Verden coach Roy Edwards’ final game after 32 years in the third base box should have finished with his Tigers finally winning a Class A state championship Saturday at Dolese Park. In 12 previous appearances, they had made it to the title game three times and had been denied three times. It only seemed fitting this Hall of Fame coach, with over 1,100 career wins, should go out with his biggest.

But this was real life. Soper, from far southeast Oklahoma, was also gunning for their first-ever state championship, and they spoiled the story-book ending with a 5-2 win.

Ironically, they did it with first-year coach Thomas Carpino, a Soper grad and former assistant who took over the program after the fall season.

With everything on the line, both teams threw their aces with one day’s rest and caution to the wind.

Verden struck right out of the blocks. Tyler Mitchell worked a one-out walk from Cody Linn in the top of the first inning and scored on Wade Crowder’s single, but the Bears answered in the bottom of the second with three runs.

Jarrod Self singled sharply up the middle with one out then the Tigers’ Dan Edwards walked three batters in a row to force Self in to tie the game. Cade Scott scored on a wild pitch to give Soper the lead and Verden had to trade an out for a run on Hunter Burns’ grounder to the right side before they got out of it down 3-1.

The Bears extended in the third on catcher Casey Boling’s two-run home run to deep left-center then almost blew the thing open. Zane Nelm followed Boling slicing a double to deep right and Self beat out a sacrifice bunt to put runners on the corners with no one out.

But Edwards answered, striking out Waylon Tucker and Scott swinging and getting Zach Gentry on a fly ball to right, and he kept the Bears off the board the rest of the way.

But Verden was never able to get anything else going with the bats. An inside double-play ended the second, they left two on in the third, went in order in the fourth and left one on in the fifth.

Another double-play killed what could have put them right back in it in the sixth. Edwards legged out a ground ball to deep short, Crowder walked and Ryan Rennels singled to left to load the bases with no one out.

But Soper got a huge break when Colton Henrick’s hard grounder to third turned into a double play, with Chance Rabon getting the force unassisted and gunning Henricks at first. Edwards scored from third but James Boyer flied out to center to strand Rennels at second.

Steve Carpenter reached on an infield error with two out in the seventh to keep the hopes alive but Tyler Mitchell’s come-backer to Linn ended the game and started the Bear dogpile on the mound.

The Verden kids, who gave their coach everything they had to try to send him out with a state title, were devastated. The story ended all wrong.

“They went out there trying to make sure that they didn’t make any mistakes – and that always creates mistakes,” the coach said later.

“Even Daniel. I’ve never in my life seen him walk three people in a row.

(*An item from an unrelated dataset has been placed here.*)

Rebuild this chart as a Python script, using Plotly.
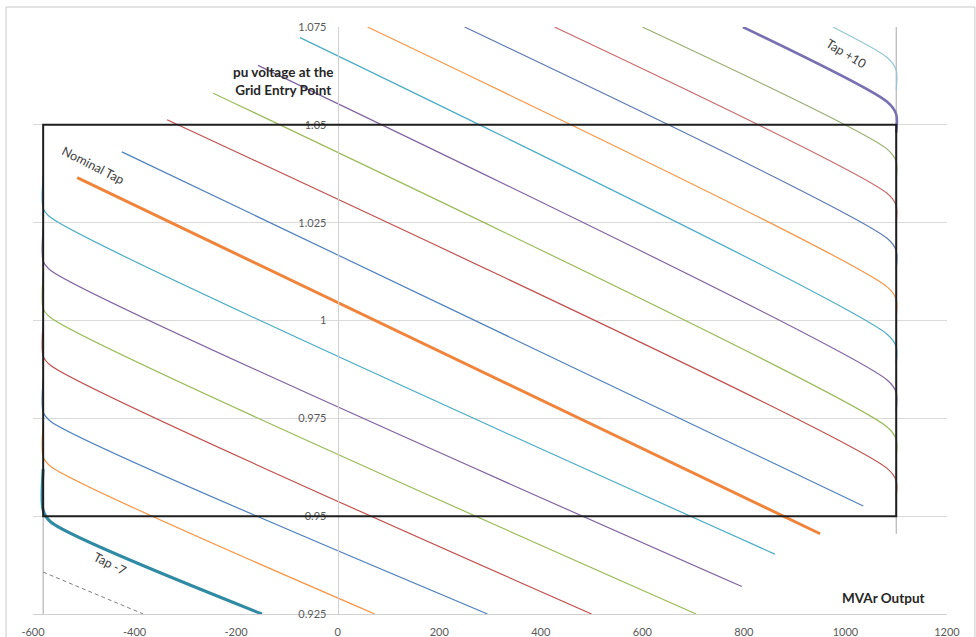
import plotly.graph_objects as go

# Generator reactive limits (MVAr) and the grid-code voltage band (pu)
Q_MIN, Q_MAX = -580, 1100
V_MIN, V_MAX = 0.95, 1.05

# Axis ticks
x_ticks = [-600, -400, -200, 0, 200, 400, 600, 800, 1000, 1200]
y_ticks = [0.925, 0.95, 0.975, 1.0, 1.025, 1.05, 1.075]
y_tick_text = ["0.925", "0.95", "0.975", "1", "1.025", "1.05", "1.075"]

# Reactive limit lines
limit_hi_q = [1100, 1100]
limit_hi_v = [1.075, 0.9455]
limit_lo_q = [-580, -580]
limit_lo_v = [0.95, 0.925]

# Tap characteristics: MVAr output vs pu voltage at the grid entry point
tap_m8_q = [-580, -383]
tap_m8_v = [0.9357, 0.925]
tap_m7_q = [-580, -580, -565, -149]
tap_m7_v = [0.962, 0.9515, 0.9485, 0.925]
tap_m6_q = [-580, -580, -565, 73]
tap_m6_v = [0.9736, 0.9651, 0.9627, 0.925]
tap_m5_q = [-580, -580, -565, 295]
tap_m5_v = [0.9851, 0.9766, 0.9742, 0.925]
tap_m4_q = [-580, -580, -565, 500]
tap_m4_v = [0.9994, 0.9909, 0.9885, 0.925]
tap_m3_q = [-580, -580, -565, 706]
tap_m3_v = [1.0116, 1.0031, 1.0007, 0.925]
tap_m2_q = [-580, -580, -565, 796]
tap_m2_v = [1.0237, 1.0152, 1.0128, 0.9320]
tap_m1_q = [-580, -580, -565, 861]
tap_m1_v = [1.037, 1.0287, 1.0263, 0.9403]
tap_0_q = [-513, 950]
tap_0_v = [1.0365, 0.9455]
tap_p1_q = [-425, 1035]
tap_p1_v = [1.0431, 0.9526]
tap_p2_q = [-336, 1082, 1100, 1100]
tap_p2_v = [1.0513, 0.9622, 0.9590, 0.9550]
tap_p3_q = [-245, 1082, 1100, 1100]
tap_p3_v = [1.0581, 0.9728, 0.9696, 0.9650]
tap_p4_q = [-157, 1082, 1100, 1100]
tap_p4_v = [1.0652, 0.9848, 0.9816, 0.9770]
tap_p5_q = [-74, 1082, 1100, 1100]
tap_p5_v = [1.0723, 0.9965, 0.9933, 0.9890]
tap_p6_q = [59, 1082, 1100, 1100]
tap_p6_v = [1.075, 1.0086, 1.0054, 1.0010]
tap_p7_q = [250, 1082, 1100, 1100]
tap_p7_v = [1.075, 1.0210, 1.0178, 1.0130]
tap_p8_q = [427, 1082, 1100, 1100]
tap_p8_v = [1.075, 1.0325, 1.0293, 1.0250]
tap_p9_q = [600, 1082, 1100, 1100]
tap_p9_v = [1.075, 1.0438, 1.0406, 1.0360]
tap_p10_q = [798, 1082, 1100, 1100]
tap_p10_v = [1.075, 1.0559, 1.0527, 1.0480]
tap_p11_q = [975, 1082, 1100, 1100]
tap_p11_v = [1.075, 1.0672, 1.0640, 1.0590]

BLUE, RED, GREEN, PURPLE, AQUA, ORANGE = (
    "#4F81BD", "#C0504D", "#9BBB59", "#8064A2", "#4BACC6", "#F79646")

series = [
    ("Q limit", limit_hi_q, limit_hi_v, "#A6A6A6", 1, "solid"),
    ("Q limit ", limit_lo_q, limit_lo_v, "#A6A6A6", 1, "solid"),
    ("Tap -8", tap_m8_q, tap_m8_v, "#7F7F7F", 1, "4px,3px"),
    ("Tap -6", tap_m6_q, tap_m6_v, ORANGE, 1.2, "solid"),
    ("Tap -5", tap_m5_q, tap_m5_v, BLUE, 1.2, "solid"),
    ("Tap -4", tap_m4_q, tap_m4_v, RED, 1.2, "solid"),
    ("Tap -3", tap_m3_q, tap_m3_v, GREEN, 1.2, "solid"),
    ("Tap -2", tap_m2_q, tap_m2_v, PURPLE, 1.2, "solid"),
    ("Tap -1", tap_m1_q, tap_m1_v, AQUA, 1.2, "solid"),
    ("Tap +1", tap_p1_q, tap_p1_v, BLUE, 1.2, "solid"),
    ("Tap +2", tap_p2_q, tap_p2_v, RED, 1.2, "solid"),
    ("Tap +3", tap_p3_q, tap_p3_v, GREEN, 1.2, "solid"),
    ("Tap +4", tap_p4_q, tap_p4_v, PURPLE, 1.2, "solid"),
    ("Tap +5", tap_p5_q, tap_p5_v, AQUA, 1.2, "solid"),
    ("Tap +6", tap_p6_q, tap_p6_v, ORANGE, 1.2, "solid"),
    ("Tap +7", tap_p7_q, tap_p7_v, "#5A78B5", 1.2, "solid"),
    ("Tap +8", tap_p8_q, tap_p8_v, "#C76B6A", 1.2, "solid"),
    ("Tap +9", tap_p9_q, tap_p9_v, "#9AAE72", 1.2, "solid"),
    ("Tap +11", tap_p11_q, tap_p11_v, "#93C6D6", 1.2, "solid"),
    ("Tap +10", tap_p10_q, tap_p10_v, "#7770B2", 2.6, "solid"),
    ("Tap -7", tap_m7_q, tap_m7_v, "#2F8AA3", 3, "solid"),
    ("Nominal Tap", tap_0_q, tap_0_v, "#F0843A", 3, "solid"),
]

fig = go.Figure()
for name, q, v, color, width, dash in series:
    fig.add_trace(go.Scatter(
        x=q, y=v, mode="lines", name=name,
        line=dict(color=color, width=width, dash=dash,
                  shape="spline", smoothing=0.8),
        hoverinfo="skip", cliponaxis=True,
    ))

# Operating envelope
fig.add_shape(type="rect", xref="x", yref="y",
              x0=Q_MIN, x1=Q_MAX, y0=V_MIN, y1=V_MAX,
              line=dict(color="#1E1E1E", width=2), layer="above")

# Chart border
fig.add_shape(type="rect", xref="paper", yref="paper",
              x0=-0.0295, x1=1.0306, y0=-0.1, y1=1.034,
              line=dict(color="#C8C8C8", width=1))

FONT = "Lato, 'Liberation Sans', sans-serif"
label_font = dict(family=FONT, size=12.5, color="#404040")

fig.add_annotation(x=-481, y=1.0396, text="Nominal Tap", showarrow=False,
                   textangle=27, font=label_font)
fig.add_annotation(x=1001, y=1.0682, text="Tap +10", showarrow=False,
                   textangle=31, font=label_font)
fig.add_annotation(x=-449, y=0.9380, text="Tap -7", showarrow=False,
                   textangle=27, font=label_font)
fig.add_annotation(x=-106, y=1.0612,
                   text="<b>pu voltage at the<br>Grid Entry Point</b>",
                   showarrow=False, align="center",
                   font=dict(family=FONT, size=13.5, color="#262626"))
fig.add_annotation(x=1074, y=0.9291, text="<b>MVAr Output</b>",
                   showarrow=False,
                   font=dict(family=FONT, size=13.5, color="#262626"))

fig.update_layout(
    width=976, height=637,
    margin=dict(l=33, r=29, t=27, b=23, autoexpand=False),
    paper_bgcolor="white", plot_bgcolor="white",
    showlegend=False,
    xaxis=dict(
        range=[-600, 1200], tickvals=x_ticks,
        ticktext=[str(t) for t in x_ticks],
        showgrid=False, zeroline=False, automargin=False,
        showline=True, linecolor="#D0D0D0", linewidth=1,
        tickfont=dict(family=FONT, size=11, color="#595959"),
        ticks="", ticklabelstandoff=8,
    ),
    yaxis=dict(
        range=[0.92499, 1.07501], tickvals=y_ticks, ticktext=y_tick_text,
        anchor="free", position=1 / 3, automargin=False,
        showgrid=True, gridcolor="#DADADA", gridwidth=1,
        zeroline=False,
        showline=True, linecolor="#D0D0D0", linewidth=1,
        tickfont=dict(family=FONT, size=11, color="#595959"),
        ticks="", ticklabelstandoff=9,
    ),
)

fig.write_html("out.html")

“Once we got them fired up and they decided to be aggressive and just take it to them we played well,” he continued, “but they already had put too many runs across by then.

“Again, we tried not to make mistakes instead of just going out there and try to win a ball game. That was the big difference, but they’re great kids and they did a great job. I wouldn’t trade them for anything in the world.”

Verden closes out the Edwards era at 29-5.